Atlas Wang

Atlas Wang

Biography

Prof. Dr. Atlas Wang

Atlas Wang is a tenured Associate Professor and holds the Temple Foundation Endowed Faculty Fellowship #7, in the ECE Department at The University of Texas at Austin. He leads the VITA group (https://vita-group.github.io/). Since May 2024, he has been on leave from UT Austin to serve as the full-time Research Director for XTX Markets, heading the new AI Lab in New York City. Dr. Wang’s core research mission is to leverage, understand and expand the role of low dimensionality in ML and optimization, whose impacts span over many important topics such as the efficiency and trust issues in large language models (LLMs) as well as generative vision. He has won numerous research awards, and previously also served as a research director for Picsart (2022-2024) and a visiting researcher in Amazon (2021-2022).

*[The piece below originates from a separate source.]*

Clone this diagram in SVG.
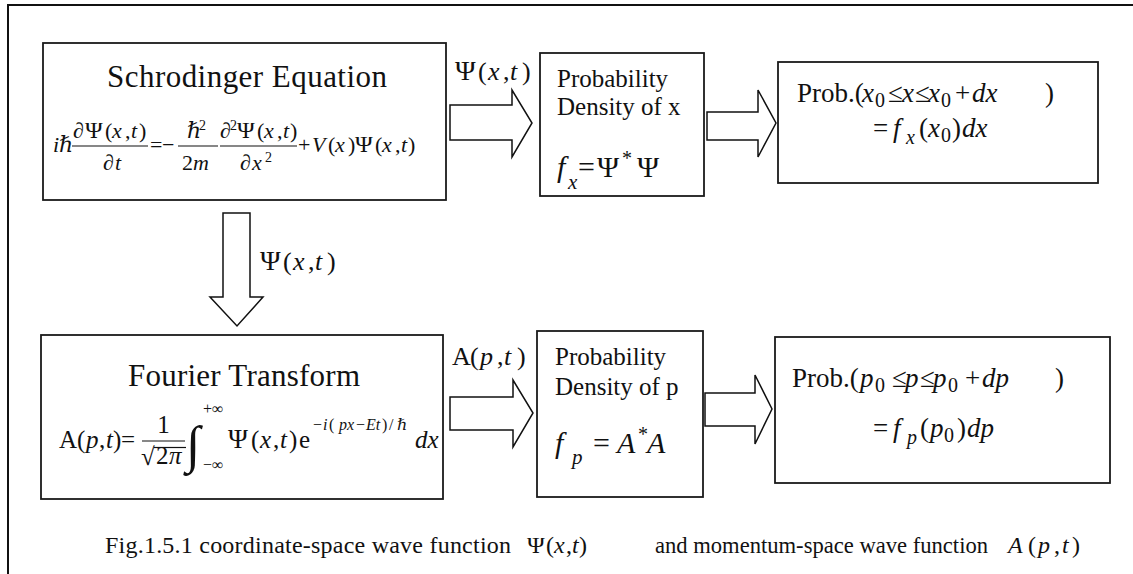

Efficient Generative Inference by Heavy Hitters and Beyond

Abstract

Large Language Models (LLMs) have demonstrated impressive capabilities in various applications such as dialogue systems and story writing. However, their deployment remains cost-prohibitive, particularly due to the extensive memory requirements associated with long-content generation. This talk will present innovative approaches aimed at reducing the memory footprint and improving the throughput of LLMs, focusing on the management of the KV cache, a key component stored in GPU memory that scales with sequence length and batch size. I will first introduce the Heavy Hitter Oracle (H2O), a novel KV cache eviction policy that significantly reduces memory usage by dynamically retaining a balance of recent and “Heavy Hitter” (H2) tokens—tokens that contribute most to the attention scores. We will discuss how the H2O approach, based on submodular optimization, outperforms existing inference systems. We will then address the compound effects of combining sparsification and quantization techniques on the KV cache, proposing the Q-Hitter framework. Q-Hitter enhances the H2O approach by identifying tokens that are not only pivotal based on accumulated attention scores but also more suitable for low-bit quantization. This dual consideration of attention importance and quantization friendliness leads to substantial memory savings and throughput improvements.  We will conclude the talk by reviewing more recent efforts on efficient LLM inference and the future opportunities.